In a report released Wednesday, U.S. Air Force said it conducted testing at two Arizona facilities, Luke and the Gila Bend Air Force Auxiliary Field, to determine if two chemicals from a foam firefighting agent were showing up in the water.

The drinking water was deemed safe at both locations, but more analysis in areas surrounding Luke is pending.

Inspectors analyzed the presence Perfluorooctane Sulfanate (PFOS) and Perfluorooctanoic Acid (PFOA) in ground and surface water.

The Gila Bend samples were clear of the chemicals.

However, levels in several samples at Luke were above the Environmental Protection Agency health advisory levels of 70 parts per trillion, the base said in a press release.

Because of that, more testing will be done in areas surrounding Luke, which is located west of Litchfield Road between Northern Avenue and Camelback Road.

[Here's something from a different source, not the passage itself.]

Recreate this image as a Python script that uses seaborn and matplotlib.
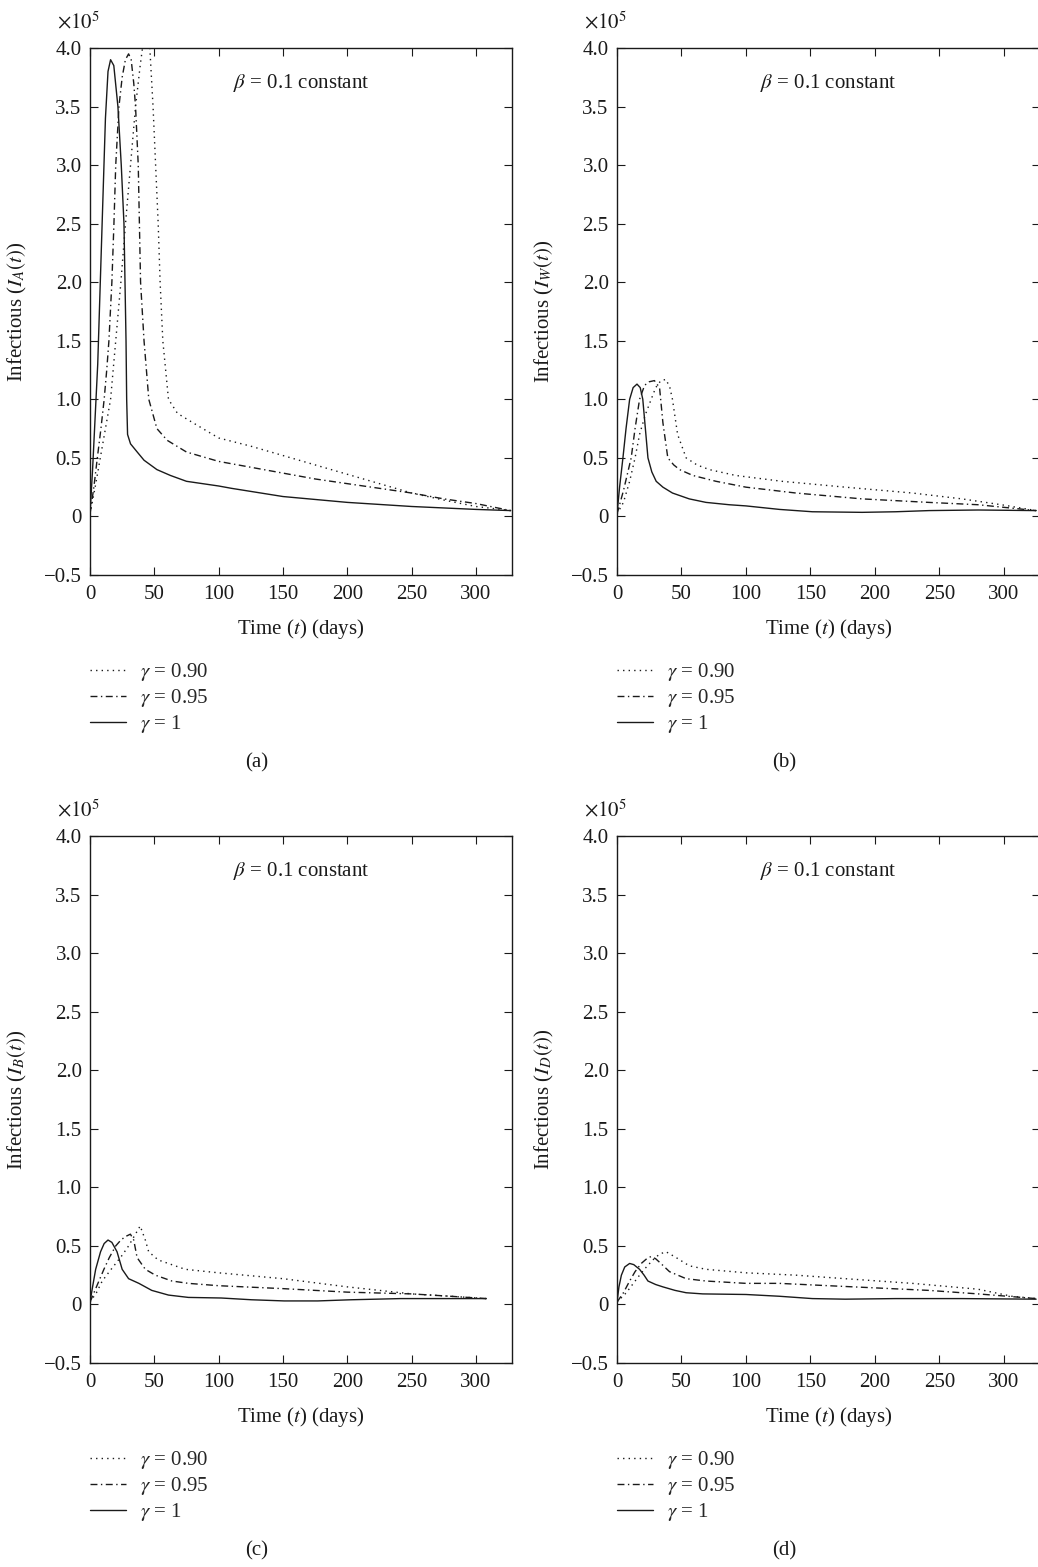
import matplotlib
matplotlib.use("Agg")
import matplotlib.pyplot as plt
import seaborn as sns

# values are in units of 1e5 (shown with the x10^5 factor on each axis)
# panel (a): I_A(t)
t_a_90 = [0, 4, 8, 12, 16, 20, 24, 27.6, 31.5, 35.4, 39, 42, 44, 46.5, 49, 51, 53, 54.5, 56.6, 61,
          68, 80, 100, 125, 150, 175, 200, 225, 250, 275, 300, 327]
i_a_90 = [0.02, 0.25, 0.5, 0.75, 1.0, 1.5, 2.0, 2.5, 3.0, 3.5, 3.85, 4.1, 4.2, 4.0, 3.5, 3.0, 2.5, 2.0, 1.5, 1.0,
          0.88, 0.8, 0.67, 0.6, 0.52, 0.44, 0.36, 0.28, 0.2, 0.14, 0.085, 0.05]
t_a_95 = [0, 3, 5.7, 8.5, 11, 13, 14.7, 17, 18.6, 20, 22.5, 25, 27.5, 30, 32, 34, 35.4, 37.5, 39.3, 42,
          45.7, 52, 60, 75, 100, 125, 150, 175, 200, 225, 250, 275, 300, 327]
i_a_95 = [0.02, 0.25, 0.5, 0.75, 1.0, 1.25, 1.5, 2.0, 2.5, 3.0, 3.5, 3.75, 3.9, 3.95, 3.9, 3.7, 3.5, 3.0, 2.0, 1.5,
          1.0, 0.75, 0.65, 0.55, 0.47, 0.42, 0.37, 0.32, 0.28, 0.24, 0.2, 0.15, 0.11, 0.05]
t_a_100 = [0, 2, 4, 6, 8, 10, 12, 14, 16, 18.5, 21.7, 24.3, 26.4, 27.2, 28, 28.5, 29.2, 31.5, 36.7, 42,
           52, 62.5, 75, 100, 110, 150, 200, 250, 300, 327]
i_a_100 = [0.02, 0.4, 0.85, 1.3, 2.0, 2.7, 3.4, 3.8, 3.9, 3.85, 3.5, 3.0, 2.5, 2.0, 1.5, 1.0, 0.7, 0.62, 0.55, 0.48,
           0.4, 0.35, 0.3, 0.26, 0.24, 0.17, 0.12, 0.085, 0.06, 0.05]

# panel (b): I_W(t)
t_b_90 = [0, 5, 9.8, 14, 17.5, 22, 26.5, 30, 34, 38, 41, 43, 47, 53.6, 62, 71.6, 92, 128, 177, 229, 267.5, 298, 325]
i_b_90 = [0.02, 0.12, 0.3, 0.5, 0.7, 0.87, 1.0, 1.1, 1.16, 1.17, 1.1, 1.0, 0.7, 0.5, 0.44, 0.4, 0.35, 0.3, 0.25,
          0.2, 0.15, 0.1, 0.05]
t_b_95 = [0, 5, 11, 14, 17.5, 21.4, 25, 29, 33, 35.6, 39.4, 44, 48.5, 58.8, 76.8, 100, 138.7, 190, 241.7, 280, 325]
i_b_95 = [0.02, 0.22, 0.5, 0.75, 1.0, 1.12, 1.15, 1.16, 1.1, 0.8, 0.5, 0.44, 0.4, 0.35, 0.3, 0.25, 0.2, 0.15,
          0.12, 0.1, 0.05]
t_b_100 = [0, 2, 4.6, 7, 9.8, 12.5, 15.5, 18, 20, 22, 24, 27, 30.4, 35.6, 43, 56, 69, 87, 100, 126, 151.5, 190,
           216, 242, 280, 325]
i_b_100 = [0.02, 0.25, 0.5, 0.75, 1.0, 1.1, 1.13, 1.1, 1.0, 0.75, 0.5, 0.38, 0.3, 0.25, 0.2, 0.15, 0.12, 0.1,
           0.09, 0.06, 0.04, 0.035, 0.04, 0.05, 0.055, 0.05]

# panel (c): I_B(t)
t_c_90 = [0, 5, 9.5, 15, 20, 25, 30, 35.3, 39, 43, 45.6, 53, 74, 100, 150, 200, 250, 280, 308]
i_c_90 = [0.02, 0.1, 0.2, 0.28, 0.35, 0.42, 0.5, 0.6, 0.67, 0.55, 0.45, 0.38, 0.3, 0.27, 0.22, 0.15, 0.09,
          0.07, 0.05]
t_c_95 = [0, 5, 10.8, 15, 20, 24, 27.6, 31.4, 34, 36.6, 43, 50.8, 63.7, 76.5, 100, 150, 200, 250, 280, 308]
i_c_95 = [0.02, 0.15, 0.3, 0.4, 0.5, 0.55, 0.58, 0.6, 0.55, 0.4, 0.3, 0.25, 0.2, 0.18, 0.16, 0.135, 0.105,
          0.09, 0.07, 0.05]
t_c_100 = [0, 2, 4.4, 8.2, 11, 14, 17, 21, 25, 30, 38, 48, 61, 76.5, 102, 125.5, 151, 177, 203, 241.5, 308]
i_c_100 = [0.02, 0.15, 0.3, 0.45, 0.52, 0.55, 0.53, 0.45, 0.3, 0.22, 0.18, 0.12, 0.08, 0.06, 0.055, 0.04, 0.03,
           0.03, 0.04, 0.05, 0.05]

# panel (d): I_D(t)
t_d_90 = [0, 7.2, 12, 17.5, 22, 27.8, 33, 38, 45.9, 56, 69, 100, 138.7, 177, 229, 280, 306, 325]
i_d_90 = [0.02, 0.1, 0.17, 0.25, 0.31, 0.38, 0.43, 0.45, 0.4, 0.33, 0.3, 0.27, 0.25, 0.22, 0.18, 0.13, 0.07, 0.05]
t_d_95 = [0, 5, 9.8, 14, 18.8, 23, 26.5, 30, 34, 40.7, 53.6, 69, 100, 125.8, 164, 203, 241.8, 280, 325]
i_d_95 = [0.02, 0.1, 0.2, 0.28, 0.35, 0.39, 0.41, 0.39, 0.35, 0.28, 0.22, 0.2, 0.18, 0.18, 0.16, 0.14, 0.12,
          0.09, 0.05]
t_d_100 = [0, 1.5, 3.4, 6, 9.8, 13, 17.5, 21, 24, 30, 35.6, 45, 53.6, 66.5, 100, 125.8, 151.5, 177, 216, 267.5, 325]
i_d_100 = [0.02, 0.15, 0.25, 0.32, 0.35, 0.34, 0.3, 0.25, 0.2, 0.17, 0.15, 0.12, 0.1, 0.09, 0.085, 0.07, 0.05,
           0.045, 0.05, 0.05, 0.045]

gamma_labels = [r"$\gamma$ = 0.90", r"$\gamma$ = 0.95", r"$\gamma$ = 1"]
panel_letters = ["(a)", "(b)", "(c)", "(d)"]
ylabels = [r"Infectious ($I_A(t)$)", r"Infectious ($I_W(t)$)",
           r"Infectious ($I_B(t)$)", r"Infectious ($I_D(t)$)"]
yticks = [-0.5, 0, 0.5, 1.0, 1.5, 2.0, 2.5, 3.0, 3.5, 4.0]
ytick_labels = ["\u22120.5", "0", "0.5", "1.0", "1.5", "2.0", "2.5", "3.0", "3.5", "4.0"]
xticks = [0, 50, 100, 150, 200, 250, 300]

panels = [
    [(t_a_90, i_a_90), (t_a_95, i_a_95), (t_a_100, i_a_100)],
    [(t_b_90, i_b_90), (t_b_95, i_b_95), (t_b_100, i_b_100)],
    [(t_c_90, i_c_90), (t_c_95, i_c_95), (t_c_100, i_c_100)],
    [(t_d_90, i_d_90), (t_d_95, i_d_95), (t_d_100, i_d_100)],
]
line_styles = [(0, (1, 3)), (0, (5, 2.5, 1, 2.5)), "-"]

sns.set_style("ticks")
plt.rcParams["font.family"] = ["Liberation Serif", "DejaVu Serif"]
plt.rcParams["mathtext.fontset"] = "stix"
plt.rcParams["axes.unicode_minus"] = True

W, H = 1038, 1567
fig = plt.figure(figsize=(W / 100, H / 100), dpi=100)

# axes boxes in pixels: left, top, right, bottom
boxes = [(90, 48, 512, 575), (617, 48, 1040, 575), (90, 836, 512, 1363), (617, 836, 1040, 1363)]
ink = "#1a1a1a"
fs = 15

for k, (l, t, r, b) in enumerate(boxes):
    ax = fig.add_axes([l / W, 1 - b / H, (r - l) / W, (b - t) / H])
    for (tt, ii), ls, lab in zip(panels[k], line_styles, gamma_labels):
        sns.lineplot(x=tt, y=ii, ax=ax, color=ink, linewidth=1.0, linestyle=ls, label=lab)
    ax.set_xlim(0, 328)
    ax.set_ylim(-0.5, 4.0)
    ax.set_xticks(xticks)
    ax.set_xticklabels([str(v) for v in xticks])
    ax.set_yticks(yticks)
    ax.set_yticklabels(ytick_labels)
    ax.tick_params(direction="in", top=True, right=True, length=6, width=0.8,
                   labelsize=fs, colors=ink)
    ax.tick_params(axis="x", pad=7)
    ax.tick_params(axis="y", pad=6)
    for s in ax.spines.values():
        s.set_linewidth(1.0)
        s.set_color(ink)
    ax.set_xlabel(r"Time ($t$) (days)", fontsize=fs, color=ink)
    ax.set_ylabel(ylabels[k], fontsize=fs, color=ink)
    ax.xaxis.set_label_coords(0.5, -0.08)
    ax.yaxis.set_label_coords(-0.145, 0.5)
    ax.text(0.024, 1.038, r"$\times10^5$", transform=ax.transAxes, ha="right",
            va="baseline", fontsize=fs, color=ink)
    ax.text(0.5, 0.934, r"$\beta$ = 0.1 constant", transform=ax.transAxes, ha="center",
            va="center", fontsize=fs, color=ink)
    ax.legend(loc="upper left", bbox_to_anchor=(0, -0.163), frameon=False, fontsize=fs,
              handlelength=1.75, handletextpad=0.65, labelspacing=0.2, borderpad=0,
              borderaxespad=0)
    fig.text((l + 167) / W, 1 - (b + 188) / H, panel_letters[k], ha="center", va="center",
             fontsize=fs, color=ink)

fig.savefig("out.png", dpi=100)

Wells are being inspected in Glendale, Goodyear, Litchfield Park and unincorporated parts of Maricopa County within 1 mile of Luke, a base spokeswoman told

A Glendale spokesman said the city’s drinking water is regularly tested and safe for consumption, the website reported.

“We will continue moving forward aggressively in our investigation,” Brig. Gen. Todd Canterbury, 56th Fighter Wing commander, said in the release.

“Our goals are to protect human health, keep residents informed throughout the inspection and ensure safe drinking water.”

The Arizona sites were among 203 installations that have used Aqueous Film Forming Foam to fight fires.

The Air Force started using the agent in 1970 but has phased it out in favor of a formula with no PFOS and trace amounts of PFOA.

The foam was replaced in Luke’s fire vehicles in 2017 and at all but one of its aircraft hangars in 2018.

Retrofitting was completed at Gila Bend in 2017.

According to U.S. Air Force Civil Engineer website, “PFOS and PFOA are classified as emerging contaminants because they do not have established regulatory standards, but evolving science has identified potential risk to humans and regulatory standards are under consideration.”

The EPA didn’t established health advisory levels for PFOS and PFOA in drinking water until 2016.